== Problem statement ==
Look for the line containing "What D3.js code" and the line containing "const py = d3.scaleLinear([-1.25, 1.25], [357.5, 39]);"; retype them and all lines between, exactly, and leave out the pictures.

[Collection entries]

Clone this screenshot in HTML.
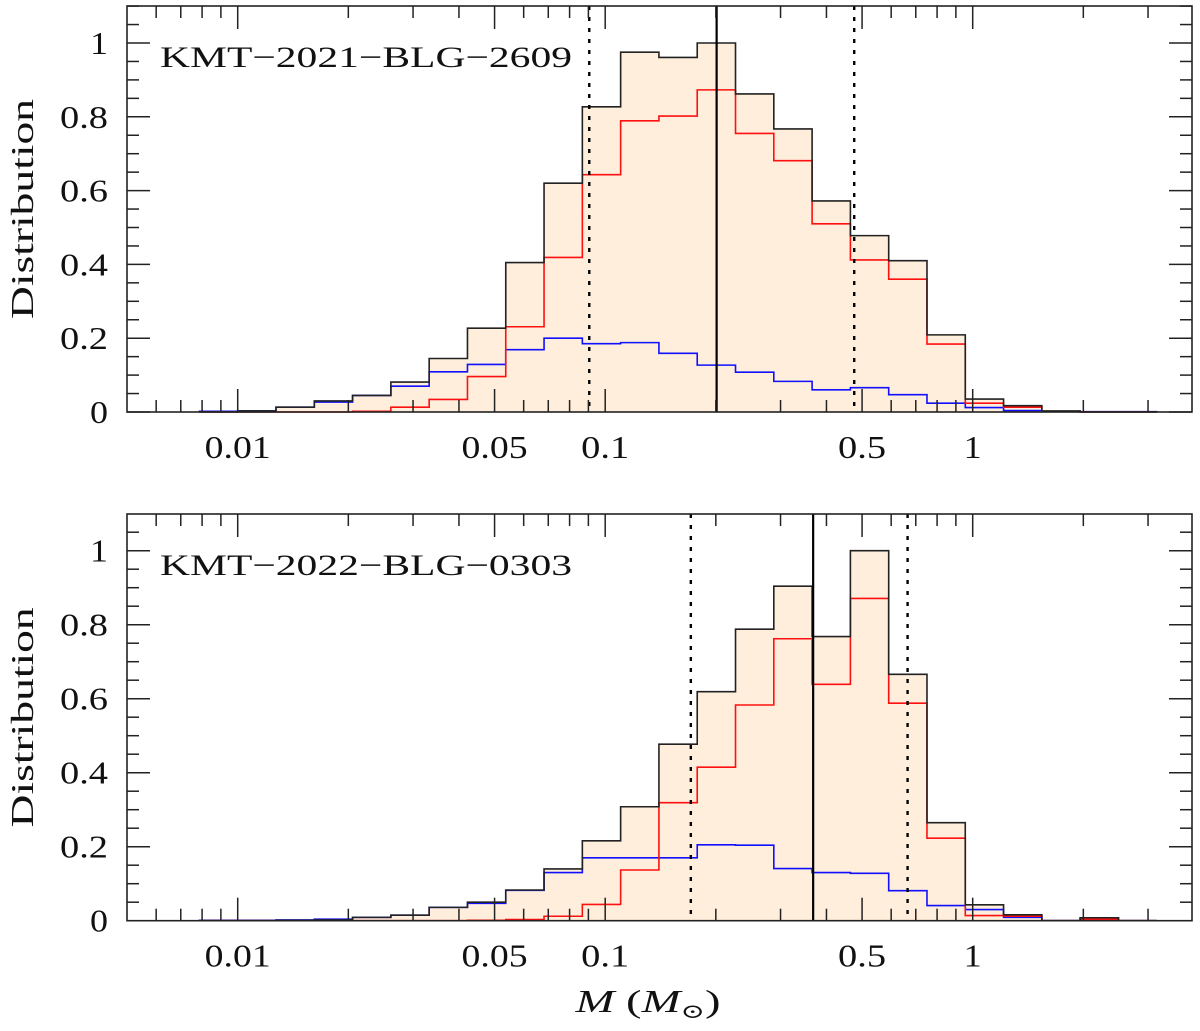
<!DOCTYPE html>
<html><head><meta charset="utf-8"><style>
html,body{margin:0;padding:0;background:#fff;}
svg{display:block;font-family:"Liberation Serif","DejaVu Serif",serif;}
</style></head><body>
<svg id="chart" width="1200" height="1031" viewBox="0 0 1200 1031" xmlns="http://www.w3.org/2000/svg"></svg>
<script>
// ---- data ----
const binStartLog = -2.1042;
const binWidthLog = 0.1042;
const topTotal = [0,0.003,0.013,0.03,0.045,0.081,0.145,0.227,0.405,0.62,0.827,0.975,0.961,1.0,0.862,0.767,0.572,0.478,0.41,0.209,0.035,0.017,0.003,0,0];
const topRed = [0,0,0,0,0.002,0.013,0.034,0.096,0.231,0.419,0.643,0.789,0.802,0.873,0.755,0.681,0.51,0.412,0.36,0.184,0.024,0.013,0.002,0,0];
const topBlue = [0.002,0.003,0.013,0.027,0.045,0.07,0.109,0.129,0.169,0.2,0.185,0.188,0.159,0.127,0.108,0.083,0.06,0.066,0.047,0.024,0.012,0.004,0.002,0.001,0.001];
const topMedian = 0.201;
const topBounds = [0.0905, 0.476];
const botTotal = [0,0,0.001,0.002,0.009,0.015,0.036,0.05,0.083,0.14,0.216,0.308,0.477,0.619,0.788,0.904,0.768,1.0,0.666,0.265,0.043,0.016,0,0.008,0];
const botRed = [0,0,0,0,0,0,0,0.001,0.003,0.012,0.044,0.137,0.319,0.415,0.583,0.762,0.639,0.871,0.588,0.223,0.014,0.012,0,0.004,0];
const botBlue = [0.001,0.001,0.002,0.004,0.009,0.015,0.036,0.047,0.082,0.13,0.17,0.17,0.17,0.205,0.204,0.141,0.13,0.128,0.081,0.041,0.03,0.009,0,0.008,0];
const botMedian = 0.368;
const botBounds = [0.171, 0.665];
const xTickLabels = ["0.01","0.05","0.1","0.5","1"];
const xTickValues = [0.01,0.05,0.1,0.5,1];
const yTickValues = [0,0.2,0.4,0.6,0.8,1];
const yTickLabels = ["0","0.2","0.4","0.6","0.8","1"];

const NS = "http://www.w3.org/2000/svg";
const svg = document.getElementById('chart');
const X0 = 127, X1 = 1192;
function xLog(l){ return 237.7 + (l + 2) * 367.5; }
function xVal(v){ return xLog(Math.log10(v)); }
function mk(tag, attrs, parent){
  const e = document.createElementNS(NS, tag);
  for (const k in attrs) e.setAttribute(k, attrs[k]);
  (parent || svg).appendChild(e);
  return e;
}
function labelLen(s){ let w = 0; for (const c of s) w += (c === '.') ? 12 : 18; return w; }
function stepPath(vals, yS, closeFill){
  let d = "";
  const n = vals.length;
  const xs = i => xLog(binStartLog + i * binWidthLog);
  d += "M" + xs(0) + "," + yS(0);
  for (let i = 0; i < n; i++){
    d += " L" + xs(i) + "," + yS(vals[i]) + " L" + xs(i+1) + "," + yS(vals[i]);
  }
  d += " L" + xs(n) + "," + yS(0);
  if (closeFill) d += " Z";
  return d;
}
function panel(name, top, bottom, zeroY, unit, total, red, blue, median, bounds, label, labelY){
  const yS = v => zeroY - v * unit;
  const g = mk('g', {});
  
  
  const fill = mk('path', {d: stepPath(total, yS, true), fill: '#feeedb', stroke: 'none'}, g);
  
  
  const bl = mk('path', {d: stepPath(blue, yS, false), fill: 'none', stroke: '#1010ff', 'stroke-width': 1.6}, g);
  
  
  const rd = mk('path', {d: stepPath(red, yS, false), fill: 'none', stroke: '#ff1010', 'stroke-width': 1.6}, g);
  
  
  const bk = mk('path', {d: stepPath(total, yS, false), fill: 'none', stroke: '#222', 'stroke-width': 1.6}, g);
  
  
  const ml = mk('line', {x1: xVal(median), x2: xVal(median), y1: top, y2: bottom, stroke: '#000', 'stroke-width': 2.2}, g);
  
  
  bounds.forEach(b => {
    const dl = mk('line', {x1: xVal(b), x2: xVal(b), y1: top, y2: bottom, stroke: '#000', 'stroke-width': 2.4, 'stroke-dasharray': '4,7'}, g);
    
    
  });
  const fr = mk('rect', {x: X0, y: top, width: X1 - X0, height: bottom - top, fill: 'none', stroke: '#222', 'stroke-width': 1.6}, g);
  
  
  for (let dec = -3; dec <= 0; dec++){
    for (let m = 1; m <= 9; m++){
      const v = m * Math.pow(10, dec);
      const x = xVal(v);
      if (x < X0 + 2 || x > X1 - 2) continue;
      const major = (m === 1 || m === 5) && v <= 1;
      const L = major ? 23 : 12;
      mk('line', {x1: x, x2: x, y1: bottom, y2: bottom - L, stroke: '#222', 'stroke-width': 1.5}, g);
      mk('line', {x1: x, x2: x, y1: top, y2: top + L, stroke: '#222', 'stroke-width': 1.5}, g);
    }
  }
  xTickValues.forEach((v, i) => {
    const t = mk('text', {x: xVal(v), y: bottom + 46, 'text-anchor': 'middle', 'font-size': 32, fill: '#111', textLength: labelLen(xTickLabels[i]), lengthAdjust: 'spacingAndGlyphs'}, g);
    t.textContent = xTickLabels[i];
    
    
  });
  for (let k = 0; k * 0.05 <= (zeroY - top) / unit + 1e-6; k++){
    const y = yS(k * 0.05);
    const L = (k % 4 === 0) ? 23 : 12;
    mk('line', {x1: X0, x2: X0 + L, y1: y, y2: y, stroke: '#222', 'stroke-width': 1.5}, g);
    mk('line', {x1: X1, x2: X1 - L, y1: y, y2: y, stroke: '#222', 'stroke-width': 1.5}, g);
  }
  yTickValues.forEach((v, i) => {
    const t = mk('text', {x: 108, y: yS(v) + 11, 'text-anchor': 'end', 'font-size': 32, fill: '#111', textLength: labelLen(yTickLabels[i]), lengthAdjust: 'spacingAndGlyphs'}, g);
    t.textContent = yTickLabels[i];
    
    
  });
  const yl = mk('text', {x: 0, y: 0, 'text-anchor': 'middle', 'font-size': 32, fill: '#111', textLength: 220, lengthAdjust: 'spacingAndGlyphs', transform: 'translate(33,' + ((top + bottom) / 2) + ') rotate(-90)'}, g);
  yl.textContent = 'Distribution';
  
  
  const lb = mk('text', {x: 160, y: labelY, 'font-size': 30, fill: '#111', textLength: 412, lengthAdjust: 'spacingAndGlyphs'}, g);
  lb.textContent = label;
  
  
}
panel('top-panel', 6, 412, 412, 369, topTotal, topRed, topBlue, topMedian, topBounds, 'KMT\u22122021\u2212BLG\u22122609', 67);
panel('bottom-panel', 514, 920.7, 920.7, 370, botTotal, botRed, botBlue, botMedian, botBounds, 'KMT\u22122022\u2212BLG\u22120303', 575);
const xt = mk('text', {x: 648, y: 1012, 'text-anchor': 'middle', 'font-size': 32, fill: '#111', textLength: 145, lengthAdjust: 'spacingAndGlyphs'});


xt.innerHTML = '<tspan font-style="italic">M</tspan>  (<tspan font-style="italic">M</tspan><tspan font-size="20" dy="6">\u2299</tspan><tspan dy="-6">)</tspan>';
</script>
</body></html>
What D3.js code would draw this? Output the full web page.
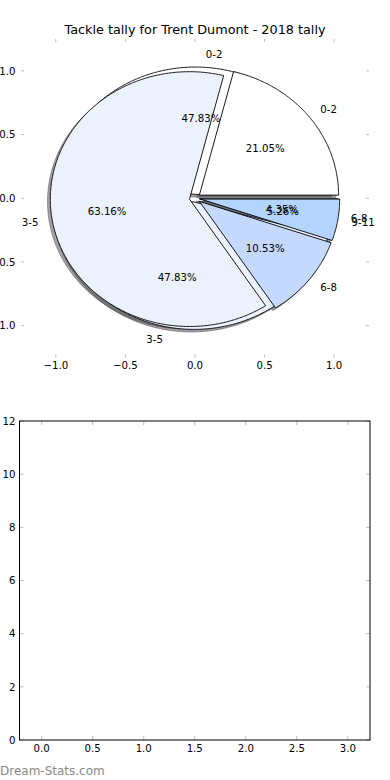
<!DOCTYPE html>
<html><head><meta charset="utf-8">
<script src="https://cdn.jsdelivr.net/npm/d3@7"></script>
<style>body{margin:0;background:#fff} text{font-family:"DejaVu Sans",sans-serif;}</style>
</head><body><svg id="c" width="390" height="780"></svg>
<script>
// ---- data ----
const chartTitle = "Tackle tally for Trent Dumont - 2018 tally";
const watermark = "Dream-Stats.com";
const categoriesA = ["0-2", "3-5", "6-8"];          // pie drawn first (underneath)
const valuesA = [11, 11, 1];
const categoriesB = ["0-2", "3-5", "6-8", "9-11"];  // pie drawn on top
const valuesB = [4, 12, 2, 1];
const sliceColors = ["#ffffff", "#ebf1fd", "#c5d8fd", "#b3d4fe"];
const pieTicks = [-1.0, -0.5, 0.0, 0.5, 1.0];
const lowerXTicks = [0, 0.5, 1, 1.5, 2, 2.5, 3];
const lowerYTicks = [0, 2, 4, 6, 8, 10, 12];

// ---- layout / style ----
const explodeA = 0.03, explodeB = 0.04, shadowOff = 0.02;
const tickCol = "#bdbdbd";
const svg = d3.select("#c");

// ===== top (pie) axes =====
const px = d3.scaleLinear([-1.25, 1.25], [21, 369]);
const py = d3.scaleLinear([-1.25, 1.25], [357.5, 39]);

svg.append("text").attr("x", 195).attr("y", 34).attr("text-anchor", "middle")
  .attr("font-size", 12.8).attr("fill", "#000").text(chartTitle);

function wedgeData(values, explode) {
  const total = d3.sum(values);
  const arcs = d3.pie().sort(null).startAngle(Math.PI / 2).endAngle(Math.PI / 2 - 2 * Math.PI)(values);
  return arcs.map((a, i) => {
    const t1 = Math.PI / 2 - a.startAngle, t2 = Math.PI / 2 - a.endAngle;
    const tm = (t1 + t2) / 2;
    return { i, t1, t2, tm, cx: explode * Math.cos(tm), cy: explode * Math.sin(tm), frac: values[i] / total };
  });
}
function wedgePts(w, ox, oy) {
  const n = Math.max(4, Math.ceil((w.t2 - w.t1) / 0.01));
  const pts = [[w.cx + ox, w.cy + oy]];
  for (let k = 0; k <= n; k++) {
    const t = w.t1 + (w.t2 - w.t1) * k / n;
    pts.push([w.cx + ox + Math.cos(t), w.cy + oy + Math.sin(t)]);
  }
  return pts;
}
const line = d3.line().x(d => px(d[0])).y(d => py(d[1])).curve(d3.curveLinearClosed);

const wa = wedgeData(valuesA, explodeA), wb = wedgeData(valuesB, explodeB);
const gPie = svg.append("g");
// shadows first
[wa, wb].forEach(ws => ws.forEach(w => {
  const c = d3.rgb(sliceColors[w.i]);
  const sc = d3.rgb(c.r * 0.3, c.g * 0.3, c.b * 0.3);
  gPie.append("path").attr("d", line(wedgePts(w, -shadowOff, -shadowOff)))
    .attr("fill", sc).attr("fill-opacity", 0.5).attr("stroke", sc).attr("stroke-opacity", 0.5).attr("stroke-width", 1);
}));
// wedges
[wa, wb].forEach(ws => ws.forEach(w => {
  gPie.append("path").attr("d", line(wedgePts(w, 0, 0)))
    .attr("fill", sliceColors[w.i]).attr("stroke", "#000").attr("stroke-width", 0.9).attr("stroke-linejoin", "miter");
}));
// texts
[[wa, categoriesA], [wb, categoriesB]].forEach(([ws, cats]) => ws.forEach(w => {
  const xt = w.cx + 1.1 * Math.cos(w.tm), yt = w.cy + 1.1 * Math.sin(w.tm);
  gPie.append("text").attr("x", px(xt)).attr("y", py(yt)).attr("dy", "0.36em")
    .attr("text-anchor", xt > 0 ? "start" : "end").attr("font-size", 10.2).text(cats[w.i]);
  const xp = w.cx + 0.6 * Math.cos(w.tm), yp = w.cy + 0.6 * Math.sin(w.tm);
  gPie.append("text").attr("x", px(xp)).attr("y", py(yp)).attr("dy", "0.36em")
    .attr("text-anchor", "middle").attr("font-size", 10.2).text((w.frac * 100).toFixed(2) + "%");
}));

// frame-less ticks for pie axes
function ticksFrameless(xs, ys, x0, x1, y0, y1, len) {
  const g = svg.append("g").attr("stroke", tickCol).attr("stroke-width", 1);
  pieTicks.forEach(v => {
    g.append("line").attr("x1", xs(v)).attr("x2", xs(v)).attr("y1", y1).attr("y2", y1 - len);
    g.append("line").attr("x1", xs(v)).attr("x2", xs(v)).attr("y1", y0).attr("y2", y0 + len);
    g.append("line").attr("y1", ys(v)).attr("y2", ys(v)).attr("x1", x0).attr("x2", x0 + len);
    g.append("line").attr("y1", ys(v)).attr("y2", ys(v)).attr("x1", x1).attr("x2", x1 - len);
  });
}
ticksFrameless(px, py, 21, 369, 39, 357.5, 3);
const fmt1 = v => d3.format(".1f")(v).replace("-", "\u2212");
svg.append("g").selectAll("text").data(pieTicks).join("text")
  .attr("x", d => px(d)).attr("y", 369).attr("text-anchor", "middle").attr("font-size", 10.2).text(fmt1);
svg.append("g").selectAll("text").data(pieTicks).join("text")
  .attr("x", 15.5).attr("y", d => py(d)).attr("dy", "0.36em").attr("text-anchor", "end").attr("font-size", 10.2).text(fmt1);

// ===== bottom (empty) axes =====
const bx = d3.scaleLinear([-0.2175, 3.2175], [19.5, 370]);
const by = d3.scaleLinear([0, 12], [740, 421]);
const gB = svg.append("g");
const tl = 4;
lowerXTicks.forEach(v => {
  gB.append("line").attr("x1", bx(v)).attr("x2", bx(v)).attr("y1", 740).attr("y2", 740 - tl).attr("stroke", tickCol);
  gB.append("line").attr("x1", bx(v)).attr("x2", bx(v)).attr("y1", 421).attr("y2", 421 + tl).attr("stroke", tickCol);
});
lowerYTicks.forEach(v => {
  gB.append("line").attr("y1", by(v)).attr("y2", by(v)).attr("x1", 19.5).attr("x2", 19.5 + tl).attr("stroke", tickCol);
  gB.append("line").attr("y1", by(v)).attr("y2", by(v)).attr("x1", 370).attr("x2", 370 - tl).attr("stroke", tickCol);
});
gB.append("rect").attr("x", bx.range()[0]).attr("y", by.range()[1])
  .attr("width", bx.range()[1] - bx.range()[0]).attr("height", by.range()[0] - by.range()[1])
  .attr("fill", "none").attr("stroke", "#000").attr("stroke-width", 1);
gB.append("g").selectAll("text").data(lowerXTicks).join("text")
  .attr("x", d => bx(d)).attr("y", 752).attr("text-anchor", "middle").attr("font-size", 10.2).text(d => d3.format(".1f")(d));
gB.append("g").selectAll("text").data(lowerYTicks).join("text")
  .attr("x", 15.5).attr("y", d => by(d)).attr("dy", "0.36em").attr("text-anchor", "end").attr("font-size", 10.2).text(d => d);

svg.append("text").attr("x", 0).attr("y", 775).attr("font-size", 12).attr("fill", "#8a8a8a").text(watermark);
</script></body></html>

== Exercise output ==
What D3.js code would draw this? Output the full web page.
<!DOCTYPE html>
<html><head><meta charset="utf-8">
<script src="https://cdn.jsdelivr.net/npm/d3@7"></script>
<style>body{margin:0;background:#fff} text{font-family:"DejaVu Sans",sans-serif;}</style>
</head><body><svg id="c" width="390" height="780"></svg>
<script>
// ---- data ----
const chartTitle = "Tackle tally for Trent Dumont - 2018 tally";
const watermark = "Dream-Stats.com";
const categoriesA = ["0-2", "3-5", "6-8"];          // pie drawn first (underneath)
const valuesA = [11, 11, 1];
const categoriesB = ["0-2", "3-5", "6-8", "9-11"];  // pie drawn on top
const valuesB = [4, 12, 2, 1];
const sliceColors = ["#ffffff", "#ebf1fd", "#c5d8fd", "#b3d4fe"];
const pieTicks = [-1.0, -0.5, 0.0, 0.5, 1.0];
const lowerXTicks = [0, 0.5, 1, 1.5, 2, 2.5, 3];
const lowerYTicks = [0, 2, 4, 6, 8, 10, 12];

// ---- layout / style ----
const explodeA = 0.03, explodeB = 0.04, shadowOff = 0.02;
const tickCol = "#bdbdbd";
const svg = d3.select("#c");

// ===== top (pie) axes =====
const px = d3.scaleLinear([-1.25, 1.25], [21, 369]);
const py = d3.scaleLinear([-1.25, 1.25], [357.5, 39]);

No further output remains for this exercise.